• [Aim of the exercise]
Leaving out every picture, copy the lines of the data exactly, from the first through the line containing "5.85, 5.90, 5.85];".

• [Dataset excerpt]
--- --- ---
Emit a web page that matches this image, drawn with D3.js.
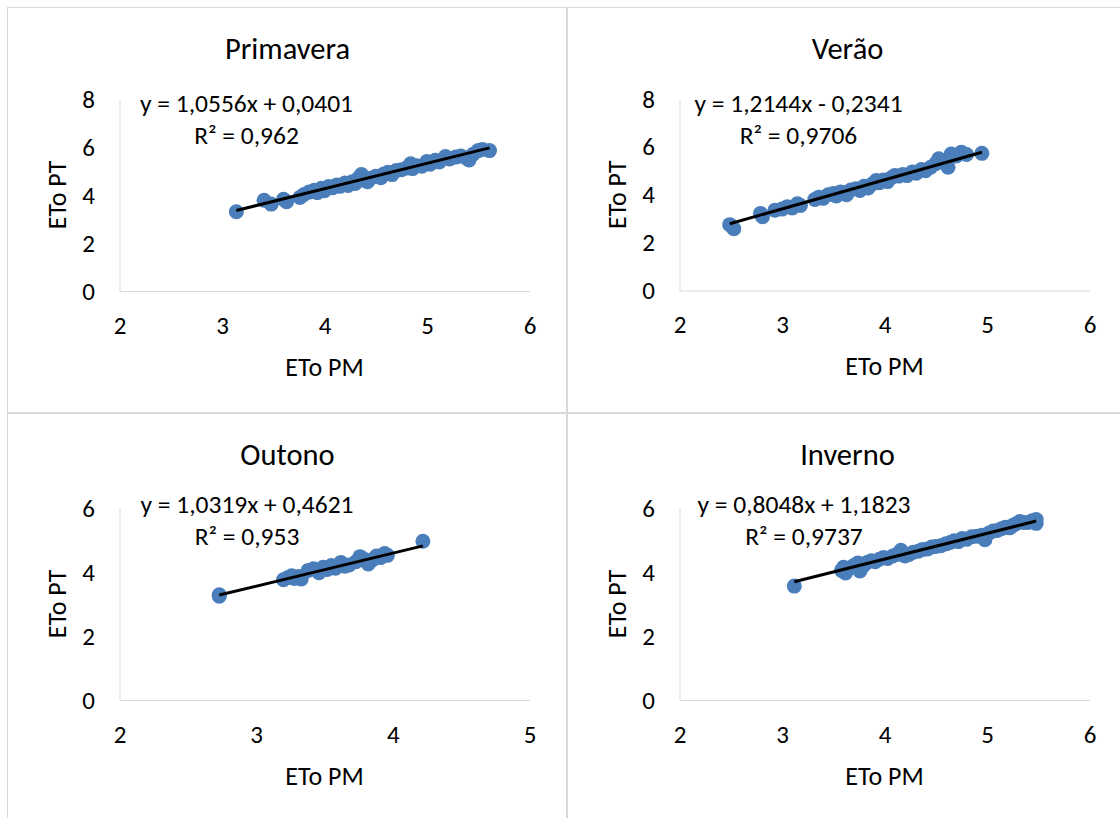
<!DOCTYPE html>
<html lang="pt">
<head>
    <meta charset="UTF-8">
    <title>ETo PT x ETo PM</title>
    <script src="https://cdn.jsdelivr.net/npm/d3@7"></script>
    <style>
        body {
            margin: 0;
            background: #fff;
        }
        svg text { font-family: Carlito, Calibri, Lato, sans-serif; fill: #000; }
        .domain { stroke: #d9d9d9; }
        .tick text { font-size: 25px; }
    </style>
</head>
<body>
    <div id="chart"></div>
    <script>
        // season names and trendline labels
        const seasons = ["Primavera", "Verão", "Outono", "Inverno"];
        const equations = ["y = 1,0556x + 0,0401", "y = 1,2144x - 0,2341", "y = 1,0319x + 0,4621", "y = 0,8048x + 1,1823"];
        const r2Labels = ["R² = 0,962", "R² = 0,9706", "R² = 0,953", "R² = 0,9737"];
        const slopes = [1.0556, 1.2144, 1.0319, 0.8048];
        const intercepts = [0.0401, -0.2341, 0.4621, 1.1823];

        // axis ranges and ticks
        const xDomains = [[2, 6], [2, 6], [2, 5], [2, 6]];
        const yDomains = [[0, 8], [0, 8], [0, 6], [0, 6]];
        const xTicks = [[2, 3, 4, 5, 6], [2, 3, 4, 5, 6], [2, 3, 4, 5], [2, 3, 4, 5, 6]];
        const yTicks = [[0, 2, 4, 6, 8], [0, 2, 4, 6, 8], [0, 2, 4, 6], [0, 2, 4, 6]];

        // ETo PM (x) and ETo PT (y)
        const primaveraPM = [3.14, 3.41, 3.48, 3.60, 3.63, 3.76, 3.80, 3.85, 3.90, 3.93, 3.97, 4.00, 4.04, 4.08, 4.12, 4.15, 4.20, 4.23, 4.27, 4.30, 4.33, 4.36, 4.38, 4.42, 4.45, 4.50, 4.55, 4.58, 4.62, 4.66, 4.70, 4.75, 4.80, 4.84, 4.86, 4.90, 4.95, 5.00, 5.03, 5.08, 5.12, 5.18, 5.22, 5.28, 5.33, 5.38, 5.41, 5.45, 5.50, 5.54, 5.61];
        const primaveraPT = [3.30, 3.78, 3.62, 3.82, 3.72, 3.90, 4.02, 4.12, 4.20, 4.10, 4.28, 4.18, 4.35, 4.30, 4.42, 4.36, 4.50, 4.40, 4.55, 4.48, 4.70, 4.85, 4.62, 4.55, 4.70, 4.78, 4.72, 4.88, 4.95, 4.85, 5.02, 5.05, 5.12, 5.30, 5.10, 5.22, 5.20, 5.40, 5.28, 5.45, 5.38, 5.60, 5.50, 5.58, 5.62, 5.55, 5.46, 5.70, 5.85, 5.90, 5.85];

        const veraoPM = [2.49, 2.53, 2.79, 2.81, 2.93, 3.00, 3.05, 3.10, 3.15, 3.18, 3.32, 3.36, 3.40, 3.45, 3.50, 3.53, 3.57, 3.60, 3.63, 3.67, 3.72, 3.76, 3.80, 3.84, 3.88, 3.92, 3.95, 3.99, 4.03, 4.07, 4.10, 4.14, 4.18, 4.22, 4.27, 4.31, 4.36, 4.40, 4.45, 4.50, 4.53, 4.58, 4.62, 4.65, 4.70, 4.75, 4.80, 4.95];
        const veraoPT = [2.75, 2.58, 3.22, 3.08, 3.35, 3.40, 3.50, 3.45, 3.62, 3.55, 3.80, 3.90, 3.85, 4.00, 4.05, 3.95, 4.12, 4.08, 4.00, 4.20, 4.25, 4.18, 4.35, 4.28, 4.45, 4.60, 4.50, 4.62, 4.55, 4.72, 4.80, 4.78, 4.85, 4.80, 4.95, 4.90, 5.05, 5.00, 5.15, 5.30, 5.50, 5.35, 5.15, 5.70, 5.62, 5.78, 5.68, 5.73];

        const outonoPM = [2.73, 2.73, 3.20, 3.23, 3.26, 3.28, 3.31, 3.33, 3.38, 3.42, 3.46, 3.49, 3.52, 3.55, 3.58, 3.62, 3.65, 3.68, 3.73, 3.76, 3.79, 3.82, 3.85, 3.88, 3.91, 3.94, 3.96, 4.22];
        const outonoPT = [3.29, 3.24, 3.76, 3.82, 3.88, 3.80, 3.86, 3.78, 4.05, 4.10, 3.98, 4.15, 4.08, 4.20, 4.12, 4.30, 4.18, 4.22, 4.32, 4.48, 4.40, 4.25, 4.38, 4.50, 4.45, 4.58, 4.52, 4.96];

        const invernoPM = [3.12, 3.58, 3.60, 3.62, 3.66, 3.70, 3.74, 3.76, 3.79, 3.83, 3.87, 3.91, 3.95, 3.99, 4.03, 4.08, 4.12, 4.16, 4.20, 4.24, 4.28, 4.33, 4.37, 4.42, 4.46, 4.50, 4.55, 4.60, 4.64, 4.68, 4.72, 4.76, 4.80, 4.85, 4.90, 4.95, 4.98, 5.02, 5.06, 5.10, 5.14, 5.18, 5.22, 5.25, 5.28, 5.32, 5.36, 5.40, 5.44, 5.48, 5.48];
        const invernoPT = [3.56, 4.05, 4.15, 3.97, 4.12, 4.20, 4.28, 4.03, 4.18, 4.30, 4.35, 4.32, 4.40, 4.45, 4.42, 4.50, 4.55, 4.68, 4.50, 4.55, 4.62, 4.65, 4.70, 4.72, 4.78, 4.80, 4.82, 4.88, 4.92, 4.98, 4.95, 5.05, 5.02, 5.10, 5.12, 5.15, 5.01, 5.22, 5.28, 5.30, 5.35, 5.40, 5.38, 5.45, 5.50, 5.58, 5.55, 5.55, 5.60, 5.64, 5.52];

        const seriesPM = [primaveraPM, veraoPM, outonoPM, invernoPM];
        const seriesPT = [primaveraPT, veraoPT, outonoPT, invernoPT];

        // layout of the four chart boxes
        const panelOrigin = [[7.5, 7.5], [567.5, 7.5], [7.5, 413.5], [567.5, 413.5]];
        const panelW = 559, panelH = 405;
        const plotLeft = 112, plotRight = 522;
        const plotTop = [91.5, 91.5, 94.5, 94.5];
        const plotBottom = [283.5, 283, 286.5, 286.5];
        const labelPos = [[239, 95.5], [231, 95.5], [239.5, 90.5], [236.5, 90.5]];

        const svg = d3.select("#chart")
            .append("svg")
            .attr("width", 1120)
            .attr("height", 818);

        seasons.forEach(function(season, i) {
            const g = svg.append("g")
                .attr("transform", "translate(" + panelOrigin[i][0] + "," + panelOrigin[i][1] + ")");

            g.append("rect")
                .attr("width", panelW)
                .attr("height", panelH)
                .attr("fill", "#fff")
                .attr("stroke", "#d9d9d9");

            const x = d3.scaleLinear().domain(xDomains[i]).range([plotLeft, plotRight]);
            const y = d3.scaleLinear().domain(yDomains[i]).range([plotBottom[i], plotTop[i]]);

            g.append("g")
                .attr("transform", "translate(0," + plotBottom[i] + ")")
                .call(d3.axisBottom(x).tickValues(xTicks[i]).tickFormat(d3.format("d")).tickSize(0).tickPadding(25));

            g.append("g")
                .attr("transform", "translate(" + plotLeft + ",0)")
                .call(d3.axisLeft(y).tickValues(yTicks[i]).tickFormat(d3.format("d")).tickSize(0).tickPadding(24.5));

            g.selectAll(".tick line").remove();

            const pts = seriesPM[i].map(function(v, k) { return [v, seriesPT[i][k]]; });

            g.selectAll("circle")
                .data(pts)
                .enter()
                .append("circle")
                .attr("cx", function(d) { return x(d[0]); })
                .attr("cy", function(d) { return y(d[1]); })
                .attr("r", 7.5)
                .attr("fill", "#4a7ebb");

            // linear trendline over the range of the data
            const ext = d3.extent(seriesPM[i]);
            g.append("line")
                .attr("x1", x(ext[0]))
                .attr("y1", y(slopes[i] * ext[0] + intercepts[i]))
                .attr("x2", x(ext[1]))
                .attr("y2", y(slopes[i] * ext[1] + intercepts[i]))
                .attr("stroke", "#000")
                .attr("stroke-width", 3);

            g.append("text")
                .attr("x", panelW / 2 + 0.5)
                .attr("y", 41)
                .attr("dy", "0.35em")
                .attr("text-anchor", "middle")
                .attr("font-size", 30.5)
                .text(season);

            g.append("text")
                .attr("x", labelPos[i][0])
                .attr("y", labelPos[i][1])
                .attr("dy", "0.35em")
                .attr("text-anchor", "middle")
                .attr("font-size", 25.5)
                .text(equations[i]);

            g.append("text")
                .attr("x", labelPos[i][0])
                .attr("y", labelPos[i][1] + 32)
                .attr("dy", "0.35em")
                .attr("text-anchor", "middle")
                .attr("font-size", 25.5)
                .text(r2Labels[i]);

            g.append("text")
                .attr("x", (plotLeft + plotRight) / 2)
                .attr("y", plotBottom[i] + 75.5)
                .attr("dy", "0.35em")
                .attr("text-anchor", "middle")
                .attr("font-size", 26)
                .text("ETo PM");

            g.append("text")
                .attr("transform", "translate(" + (plotLeft - 62.5) + "," + (plotTop[i] + plotBottom[i]) / 2 + ") rotate(-90)")
                .attr("dy", "0.35em")
                .attr("text-anchor", "middle")
                .attr("font-size", 26)
                .text("ETo PT");
        });
    </script>
</body>
</html>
--- --- ---
• [Solution]
Emit a web page that matches this image, drawn with D3.js.
<!DOCTYPE html>
<html lang="pt">
<head>
    <meta charset="UTF-8">
    <title>ETo PT x ETo PM</title>
    <script src="https://cdn.jsdelivr.net/npm/d3@7"></script>
    <style>
        body {
            margin: 0;
            background: #fff;
        }
        svg text { font-family: Carlito, Calibri, Lato, sans-serif; fill: #000; }
        .domain { stroke: #d9d9d9; }
        .tick text { font-size: 25px; }
    </style>
</head>
<body>
    <div id="chart"></div>
    <script>
        // season names and trendline labels
        const seasons = ["Primavera", "Verão", "Outono", "Inverno"];
        const equations = ["y = 1,0556x + 0,0401", "y = 1,2144x - 0,2341", "y = 1,0319x + 0,4621", "y = 0,8048x + 1,1823"];
        const r2Labels = ["R² = 0,962", "R² = 0,9706", "R² = 0,953", "R² = 0,9737"];
        const slopes = [1.0556, 1.2144, 1.0319, 0.8048];
        const intercepts = [0.0401, -0.2341, 0.4621, 1.1823];

        // axis ranges and ticks
        const xDomains = [[2, 6], [2, 6], [2, 5], [2, 6]];
        const yDomains = [[0, 8], [0, 8], [0, 6], [0, 6]];
        const xTicks = [[2, 3, 4, 5, 6], [2, 3, 4, 5, 6], [2, 3, 4, 5], [2, 3, 4, 5, 6]];
        const yTicks = [[0, 2, 4, 6, 8], [0, 2, 4, 6, 8], [0, 2, 4, 6], [0, 2, 4, 6]];

        // ETo PM (x) and ETo PT (y)
        const primaveraPM = [3.14, 3.41, 3.48, 3.60, 3.63, 3.76, 3.80, 3.85, 3.90, 3.93, 3.97, 4.00, 4.04, 4.08, 4.12, 4.15, 4.20, 4.23, 4.27, 4.30, 4.33, 4.36, 4.38, 4.42, 4.45, 4.50, 4.55, 4.58, 4.62, 4.66, 4.70, 4.75, 4.80, 4.84, 4.86, 4.90, 4.95, 5.00, 5.03, 5.08, 5.12, 5.18, 5.22, 5.28, 5.33, 5.38, 5.41, 5.45, 5.50, 5.54, 5.61];
        const primaveraPT = [3.30, 3.78, 3.62, 3.82, 3.72, 3.90, 4.02, 4.12, 4.20, 4.10, 4.28, 4.18, 4.35, 4.30, 4.42, 4.36, 4.50, 4.40, 4.55, 4.48, 4.70, 4.85, 4.62, 4.55, 4.70, 4.78, 4.72, 4.88, 4.95, 4.85, 5.02, 5.05, 5.12, 5.30, 5.10, 5.22, 5.20, 5.40, 5.28, 5.45, 5.38, 5.60, 5.50, 5.58, 5.62, 5.55, 5.46, 5.70, 5.85, 5.90, 5.85];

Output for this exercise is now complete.